Mommies are cool!!! Well, when you are little, and I know that will most likely change in the years to come. Anyway for now, we dance, we sing, we slay bad dreams, and we can work magic with healthy food!
Today I made :
Princess Peanut Butter Poppy Flowers!
Monster Mashers!!!!!!!!!!!
Ants On A Log...
This is what all three looked like:
I wish I could see inside their imagination...

Another bit of magic?!? I made a whole bundle of celery disappear! 



Wednesday, February 13, 2013

Baking A Little Love...Along The Journey

So tomorrow is Valentines Day!! One of my girls is off on break right now, but my middle daughter is off to school with some yummy cookies! She attends a preschool for DHOH so I thought some Heart & Hands and ASL~ I Love You cookies would be perfect!!!

So that gave us a fun activity for this afternoon...

So we pounded out the dough...

Then we rolled it out...

Then cut out our cookies...

So I just baked up some variety and put them on a plate... Homemade chocolate chip on the bottom! 

So there you go... a little love! I hope the kids love them!!!



Thursday, February 7, 2013

Learning Along The Journey...

My oldest is off track from her year-round school. We are using this five weeks to do a little "home schooling"  to try to re-teach her some basic math skills. We are in the midst of figuring out what we are going to do for school next year.........right now I'm thinking it will NOT be learning at home!

It's hard to explain~ I taught early elementary for years.........worked in a learning center.........even taught  preschool; so why is it so hard to teach my own daughter?!?
I guess time will tell, but as of right now I think this mama needs a few lessons in patience.

Monday, February 4, 2013

"You Want Her To Do What!?!?"

Okay before we get started I can already hear the more "seasoned" moms shaking their heads and verbally patting my hand saying "It's only material..." and I get it, but that doesn't make it easy! I think part of it is that I would go around shrouded in black if I could...um okay and a little splash of hot pink! ;)
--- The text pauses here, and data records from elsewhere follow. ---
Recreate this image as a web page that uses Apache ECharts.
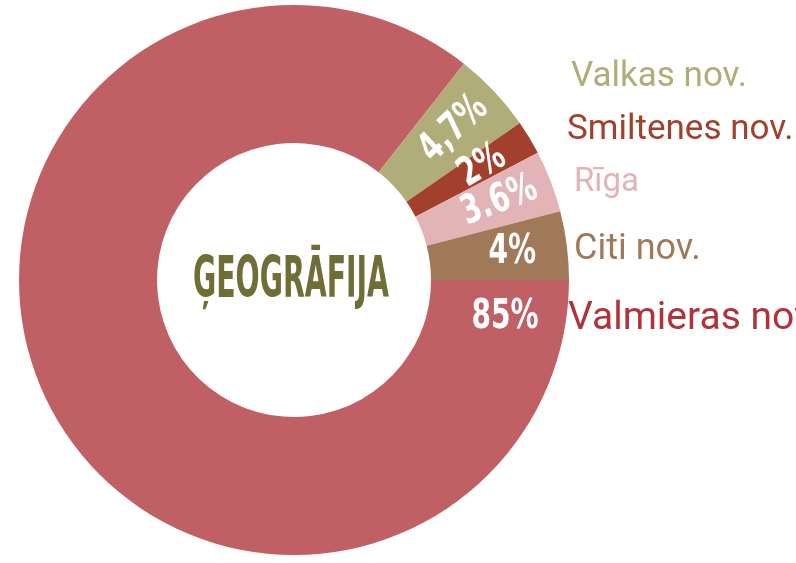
<!DOCTYPE html>
<html>
<head>
<meta charset="utf-8">
<script src="https://cdn.jsdelivr.net/npm/echarts@6/dist/echarts.min.js"></script>
<style>
html, body { margin: 0; padding: 0; background: #fff; }
#chart { width: 796px; height: 563px; }
</style>
</head>
<body>
<div id="chart"></div>
<script>
// data
var regions = ['Valmieras nov.', 'Valkas nov.', 'Smiltenes nov.', 'Rīga', 'Citi nov.'];
var shares = [85, 4.7, 2, 3.6, 4];
var shareLabels = ['85%', '4,7%', '2%', '3.6%', '4%'];
var title = 'ĢEOGRĀFIJA';

// styles
var sliceColors = ['#c06065', '#b0ad78', '#a2402c', '#e2b4b5', '#a07a58'];
var nameColors = ['#b0333a', '#b0ad78', '#a2402c', '#e2b4b5', '#a07a58'];
// name labels on the right, [x, y] and font size
var namePos = [[568, 319], [571, 77], [567, 130], [574, 183], [574, 250]];
var nameSize = [39, 35, 35, 33, 36];

var cx = 294, cy = 280;
var condensed = '"DejaVu Sans Condensed", "Liberation Sans", sans-serif';

// no narrow font installed: squeeze text to a given width
var measureCtx = document.createElement('canvas').getContext('2d');
function textWidth(text, font) {
  measureCtx.font = font;
  return measureCtx.measureText(text).width;
}

var chart = echarts.init(document.getElementById('chart'));

chart.setOption({
  animation: false,
  series: [{
    type: 'pie',
    center: [cx, cy],
    radius: [137, 275],
    startAngle: 0,
    clockwise: true,
    silent: true,
    label: { show: false },
    labelLine: { show: false },
    data: regions.map(function (name, i) {
      return { name: name, value: shares[i], itemStyle: { color: sliceColors[i] } };
    })
  }]
});

var graphics = [];

// region names at the right
regions.forEach(function (name, i) {
  graphics.push({
    type: 'text',
    z: 100,
    x: namePos[i][0],
    y: namePos[i][1],
    silent: true,
    style: {
      text: name,
      fill: nameColors[i],
      fontFamily: 'Roboto',
      fontSize: nameSize[i],
      align: 'left',
      verticalAlign: 'middle'
    }
  });
});

// percent labels inside the ring, placed from the pie layout
var pieData = chart.getModel().getSeriesByIndex(0).getData();
shareLabels.forEach(function (txt, i) {
  var lay = pieData.getItemLayout(i);
  var mid = (lay.startAngle + lay.endAngle) / 2;
  var rr = (lay.r0 + lay.r) / 2 + 14;
  var x = lay.cx + rr * Math.cos(mid);
  var y = lay.cy + rr * Math.sin(mid);
  var rot = -mid;
  if (i === 0) { x = 505; y = 318; rot = 0; }
  if (i === 4) rot = 0;
  graphics.push({
    type: 'text',
    z: 100,
    x: x,
    y: y,
    rotation: rot,
    scaleX: 0.78,
    silent: true,
    style: {
      text: txt,
      fill: '#fff',
      fontFamily: condensed,
      fontWeight: 'bold',
      fontSize: 40,
      align: 'center',
      verticalAlign: 'middle'
    }
  });
});

// title in the hole
var titleFont = 'bold 57px ' + condensed;
graphics.push({
  type: 'text',
  z: 100,
  x: 291,
  y: 282,
  scaleX: 196 / textWidth(title, titleFont),
  silent: true,
  style: {
    text: title,
    fill: '#6e6e36',
    fontFamily: condensed,
    fontWeight: 'bold',
    fontSize: 57,
    align: 'center',
    verticalAlign: 'middle'
  }
});

chart.setOption({ graphic: graphics });
</script>
</body>
</html>
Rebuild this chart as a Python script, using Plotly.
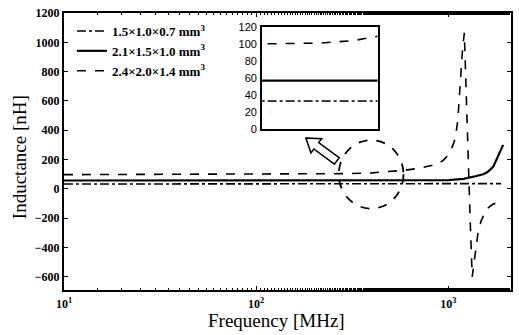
import numpy as np
import plotly.graph_objects as go

# ---- data ----
names = ["1.5×1.0×0.7 mm<sup>3</sup>", "2.1×1.5×1.0 mm<sup>3</sup>", "2.4×2.0×1.4 mm<sup>3</sup>"]

freq_small = [10, 100, 500, 1000, 1500, 1880]
L_small = [33, 33, 33, 34, 35, 36]

freq_mid = [10, 100, 500, 800, 1000, 1200, 1283, 1400, 1518, 1600, 1711, 1800, 1928]
L_mid = [57, 57, 57, 58, 60, 68, 75, 88, 100, 115, 150, 210, 300]

freq_big = [10, 50, 100, 200, 300, 400, 500, 600, 700, 800, 887, 950, 1000, 1050, 1087,
            1120, 1153, 1185, 1211, 1240, 1270, 1300, 1331, 1360, 1400, 1430, 1480, 1574,
            1700, 1860]
L_big = [97, 99, 100, 101, 104, 109, 118, 128, 140, 155, 170, 200, 235, 290, 345,
         470, 750, 950, 1065, 600, 230, -230, -600, -500, -380, -290, -220, -140,
         -105, -88]

y_ticks = [-600, -400, -200, 0, 200, 400, 600, 800, 1000, 1200]
x_ticks = [10, 100, 1000]
x_ticktext = ["10<sup>1</sup>", "10<sup>2</sup>", "10<sup>3</sup>"]
inset_ticks = [0, 20, 40, 60, 80, 100, 120]
x_title = "Frequency [MHz]"
y_title = "Inductance [nH]"

W, H = 519, 335
ML, MR, MT, MB = 64, 6, 11, 45
PW, PH = W - ML - MR, H - MT - MB

def px(x, y):
    return (x - ML) / PW, (H - MB - y) / PH

SERIF = "Liberation Serif"
styles = [dict(dash="dashdot", width=1.6), dict(dash="solid", width=2.2), dict(dash="dash", width=1.6)]
series = [(freq_small, L_small), (freq_mid, L_mid), (freq_big, L_big)]

fig = go.Figure()
for (f, L), nm, st in zip(series, names, styles):
    fig.add_trace(go.Scatter(x=f, y=L, mode="lines", name=nm,
                             line=dict(color="black", **st), xaxis="x", yaxis="y"))
for (f, L), st in zip(series, styles):
    fig.add_trace(go.Scatter(x=f, y=L, mode="lines", showlegend=False,
                             line=dict(color="black", **st), xaxis="x2", yaxis="y2"))

tickfont = dict(family=SERIF, size=12, color="black", weight="bold")
fig.update_layout(
    width=W, height=H, margin=dict(l=ML, r=MR, t=MT, b=MB),
    paper_bgcolor="white", plot_bgcolor="white",
    showlegend=True,
    legend=dict(x=px(72, 0)[0], y=px(0, 14)[1], xanchor="left", yanchor="top",
                bgcolor="rgba(0,0,0,0)", font=dict(family=SERIF, size=13, color="black", weight="bold"),
                itemwidth=30, tracegroupgap=0),
    xaxis=dict(type="log", range=[1, 3.326], tickvals=x_ticks, ticktext=x_ticktext,
               showline=True, linecolor="black", linewidth=2, mirror="ticks",
               ticks="inside", ticklen=4, tickcolor="black",
               minor=dict(ticks="inside", ticklen=2, tickcolor="black", showgrid=False),
               showgrid=False, zeroline=False, tickfont=tickfont, ticklabelstandoff=2),
    yaxis=dict(range=[-690, 1200], tickvals=y_ticks,
               showline=True, linecolor="black", linewidth=2, mirror="ticks",
               ticks="inside", ticklen=4, tickcolor="black",
               showgrid=False, zeroline=False, tickfont=tickfont),
    xaxis2=dict(type="log", range=[2, 2.6], domain=[px(263, 0)[0], px(379, 0)[0]], anchor="y2",
                showline=True, linecolor="black", linewidth=2, mirror=True,
                showticklabels=False, ticks="", showgrid=False, zeroline=False),
    yaxis2=dict(range=[0, 120], tickvals=inset_ticks, domain=[px(0, 128)[1], px(0, 25)[1]],
                anchor="x2", showline=True, linecolor="black", linewidth=2, mirror=True,
                ticks="", showgrid=False, zeroline=False, ticklabelstandoff=1,
                tickfont=dict(family="Liberation Sans", size=11, color="black")),
)

# axis titles placed as annotations to match reference positions
fig.add_annotation(text=x_title, xref="paper", yref="paper", x=px(277, 0)[0], y=px(0, 321)[1],
                   showarrow=False, xanchor="center", yanchor="middle",
                   font=dict(family=SERIF, size=19, color="black"))
fig.add_annotation(text=y_title, xref="paper", yref="paper", x=px(20, 0)[0], y=px(0, 156)[1],
                   showarrow=False, xanchor="center", yanchor="middle", textangle=-90,
                   font=dict(family=SERIF, size=19, color="black"))

# dashed circle around the zoomed region
cx0, cy0 = px(340, 208)
cx1, cy1 = px(405, 139)
fig.add_shape(type="circle", xref="paper", yref="paper", x0=cx0, y0=cy0, x1=cx1, y1=cy1,
              line=dict(color="black", width=1.8, dash="dash"))

# hollow arrow pointing toward the inset
pts = [(307, 137), (322.8, 137.6), (319.8, 141.6), (340.4, 156.8), (335.6, 163.2),
       (315, 148), (312, 152)]
path = "M " + " L ".join(f"{px(x, y)[0]:.4f},{px(x, y)[1]:.4f}" for x, y in pts) + " Z"
fig.add_shape(type="path", xref="paper", yref="paper", path=path,
              fillcolor="white", line=dict(color="black", width=1.5))

fig.write_html("out.html")
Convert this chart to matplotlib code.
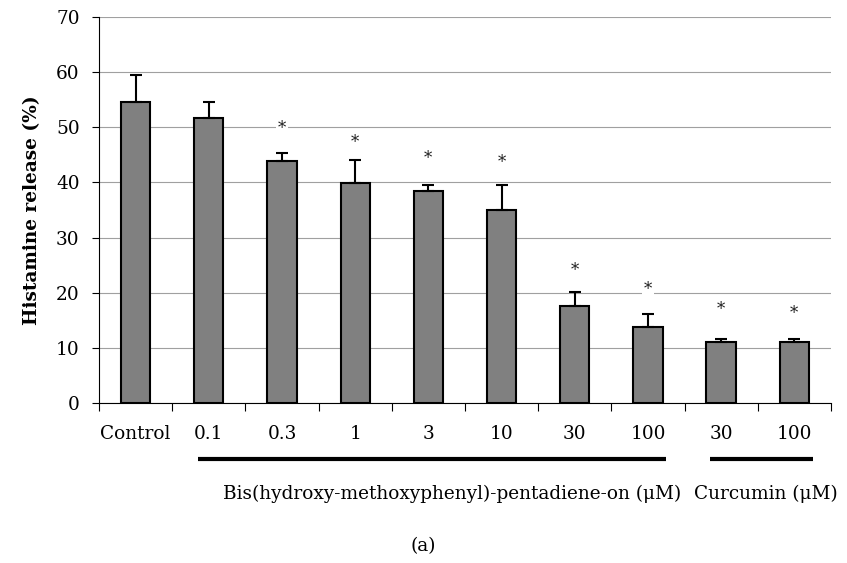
import matplotlib
matplotlib.use('Agg')
from matplotlib import pyplot as plt
from matplotlib import transforms
import numpy as np

# Dados
categorias = ['Control', '0.1', '0.3', '1', '3', '10', '30', '100', '30', '100']
liberacao = [54.6, 51.7, 43.9, 39.9, 38.5, 35.0, 17.6, 13.8, 11.1, 11.1]
erro = [4.9, 2.9, 1.5, 4.2, 1.1, 4.6, 2.5, 2.4, 0.5, 0.5]
asterisco_y = [None, None, 49.7, 47.2, 44.3, 43.6, 24.1, 20.5, 16.9, 16.3]
grupos = [('Bis(hydroxy-methoxyphenyl)-pentadiene-on (\u03bcM)', 1, 7),
          ('Curcumin (\u03bcM)', 8, 9)]

plt.rcParams['font.family'] = ['DejaVu Serif']
tam = 13.3

fig = plt.figure(figsize=(8.47, 5.63), dpi=100)
ax = fig.add_axes([0.1169, 0.2842, 0.981 - 0.1169, 0.9698 - 0.2842])

x = np.arange(len(categorias))
ax.bar(x, liberacao, width=0.4, color='#808080', edgecolor='black',
       linewidth=1.5, zorder=3)
ax.errorbar(x, liberacao, yerr=[np.zeros(len(erro)), erro], fmt='none',
            ecolor='black', elinewidth=1.5, capsize=4.5, capthick=1.5, zorder=4)

for xi, yi in zip(x, asterisco_y):
    if yi is not None:
        ax.text(xi, yi, '*', ha='center', va='center', fontsize=12, color='#222222',
                bbox=dict(facecolor='white', edgecolor='none', pad=1.5), zorder=5)

ax.set_xlim(-0.5, len(categorias) - 0.5)
ax.set_ylim(0, 70)
ax.set_yticks(range(0, 71, 10))
ax.yaxis.grid(True, color='#a0a0a0', linewidth=0.8, zorder=0)
ax.tick_params(axis='y', labelsize=tam, length=5, width=0.8, pad=9)

ax.set_xticks(np.arange(-0.5, len(categorias)), labels=[])
ax.set_xticks(x, labels=categorias, minor=True)
ax.tick_params(axis='x', which='major', length=6, width=0.8)
ax.tick_params(axis='x', which='minor', length=0, labelsize=tam, pad=16)

for lado in ['top', 'right']:
    ax.spines[lado].set_visible(False)
ax.spines['left'].set_linewidth(0.8)
ax.spines['bottom'].set_linewidth(0.8)

ax.set_ylabel('Histamine release (%)', fontsize=tam, fontweight='bold', labelpad=11)

# Linhas dos grupos e rótulos
trans = transforms.blended_transform_factory(ax.transData, ax.transAxes)
for nome, ini, fim in grupos:
    ax.plot([ini - 0.15, fim + 0.25], [-0.145, -0.145], color='black',
            linewidth=3, transform=trans, clip_on=False, solid_capstyle='butt')

ax.text(4.32, -0.235, grupos[0][0], transform=trans, ha='center', va='center',
        fontsize=tam)
ax.text(8.61, -0.235, grupos[1][0], transform=trans, ha='center', va='center',
        fontsize=tam)

fig.text(0.5, 0.03, '(a)', ha='center', va='center', fontsize=tam)

fig.savefig('out.png', dpi=100)
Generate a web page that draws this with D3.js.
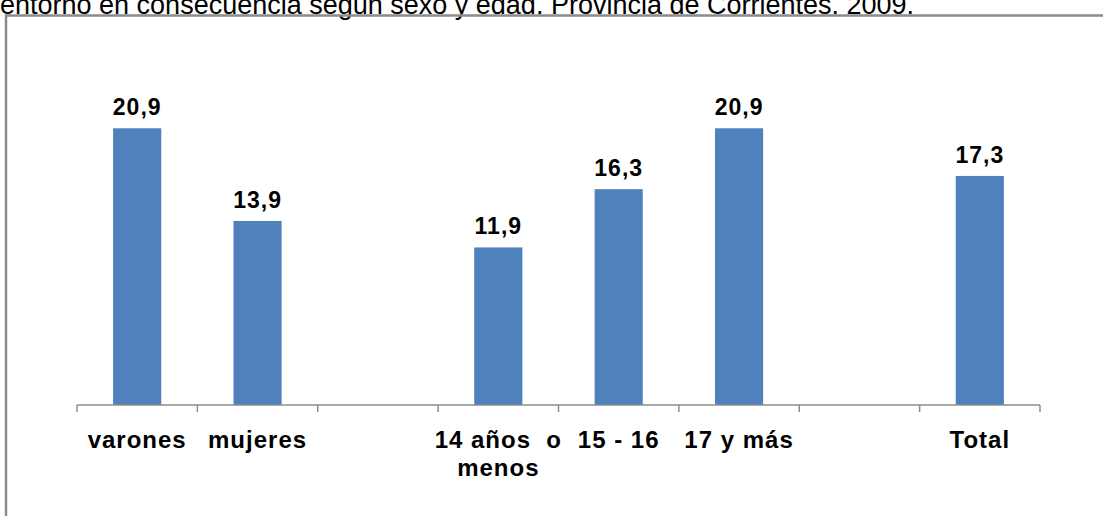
<!DOCTYPE html>
<html>
<head>
<meta charset="utf-8">
<script src="https://cdn.jsdelivr.net/npm/d3@7"></script>
<style>
  body { margin: 0; background: #fff; }
  svg text { font-family: Arial, "Liberation Sans", sans-serif; }
</style>
</head>
<body>
<script>
// categories (blank slots are the gaps in the original chart)
const categories = ['varones', 'mujeres', 'gap1', '14 años  o\nmenos', '15 - 16', '17 y más', 'gap2', 'Total'];
const values = [20.9, 13.9, null, 11.9, 16.3, 20.9, null, 17.3];
const valueLabels = ['20,9', '13,9', '', '11,9', '16,3', '20,9', '', '17,3'];
const titleText = 'entorno en consecuencia según sexo y edad. Provincia de Corrientes. 2009.';

const width = 1103;
const height = 516;

const svg = d3.select('body').append('svg')
  .attr('width', width)
  .attr('height', height);

// title, cut off at the top like the source picture
svg.append('text')
  .attr('x', 0)
  .attr('y', 13.5)
  .style('font-size', '27px')
  .attr('fill', '#000')
  .text(titleText);

// chart frame
svg.append('rect')
  .attr('x', 6)
  .attr('y', 15.5)
  .attr('width', 1200)
  .attr('height', 600)
  .attr('fill', 'none')
  .attr('stroke', '#8c8c8c')
  .attr('stroke-width', 2.5);

const x = d3.scaleBand()
  .domain(categories)
  .range([77, 1040])
  .paddingInner(0.6)
  .paddingOuter(0.3);

const y = d3.scaleLinear()
  .domain([0, 25])
  .range([405, 74]);

const data = categories.map((c, i) => ({ cat: c, value: values[i], label: valueLabels[i] }));

// bars
svg.selectAll('rect.bar')
  .data(data.filter(d => d.value != null))
  .enter()
  .append('rect')
  .attr('class', 'bar')
  .attr('x', d => x(d.cat))
  .attr('y', d => y(d.value))
  .attr('width', x.bandwidth())
  .attr('height', d => y(0) - y(d.value))
  .attr('fill', '#4f81bd');

// value labels
svg.selectAll('text.val')
  .data(data.filter(d => d.value != null))
  .enter()
  .append('text')
  .attr('class', 'val')
  .attr('x', d => x(d.cat) + x.bandwidth() / 2)
  .attr('y', d => y(d.value) - 13)
  .attr('text-anchor', 'middle')
  .style('font-size', '23px')
  .style('font-weight', 'bold')
  .style('letter-spacing', '1px')
  .text(d => d.label);

// x axis line with ticks between categories
const x0 = 77;
const edges = d3.range(categories.length + 1).map(i => x0 + i * (1040 - x0) / categories.length);

svg.append('line')
  .attr('x1', x0)
  .attr('x2', 1040)
  .attr('y1', y(0))
  .attr('y2', y(0))
  .attr('stroke', '#8c8c8c')
  .attr('stroke-width', 1.5);

svg.selectAll('line.tick')
  .data(edges)
  .enter()
  .append('line')
  .attr('class', 'tick')
  .attr('x1', d => d)
  .attr('x2', d => d)
  .attr('y1', y(0))
  .attr('y2', y(0) + 7)
  .attr('stroke', '#8c8c8c')
  .attr('stroke-width', 1.5);

// category labels
const labels = svg.selectAll('text.cat')
  .data(data.filter(d => !d.cat.startsWith('gap')))
  .enter()
  .append('text')
  .attr('class', 'cat')
  .attr('text-anchor', 'middle')
  .style('font-size', '24px')
  .style('font-weight', 'bold')
  .style('letter-spacing', '1px')
  .style('white-space', 'pre')
  .attr('transform', d => `translate(${x(d.cat) + x.bandwidth() / 2},448)`);

labels.selectAll('tspan')
  .data(d => d.cat.split('\n'))
  .enter()
  .append('tspan')
  .attr('x', 0)
  .attr('y', (d, i) => i * 28)
  .text(d => d);
</script>
</body>
</html>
I get my 3 year old daughter's preschool homework calendar and tomorrow's homework: LET HER PICK OUT HER OWN CLOTHES!!!!!!!!!! Now if it were my oldest...no problem! This however is my middle girl~ you remember my cutie deaf one??? Let me tell ya, this girl SHINES!!! No, I mean the girl SHINES!!! She loves neon colors!!!! She loves stripes!!! She loves spots!!! She loves them all together!!!!!

I can only imagine what she is going to pick out?!? Bless her heart because you know I am going to take pictures!!! So, yeah,  I will let her pick & choose all the while a little thankful that I don't have to drop her off tomorrow! "HA!" @ hubby!! <3

Pictures to come... Have a great and colorful week, everyone!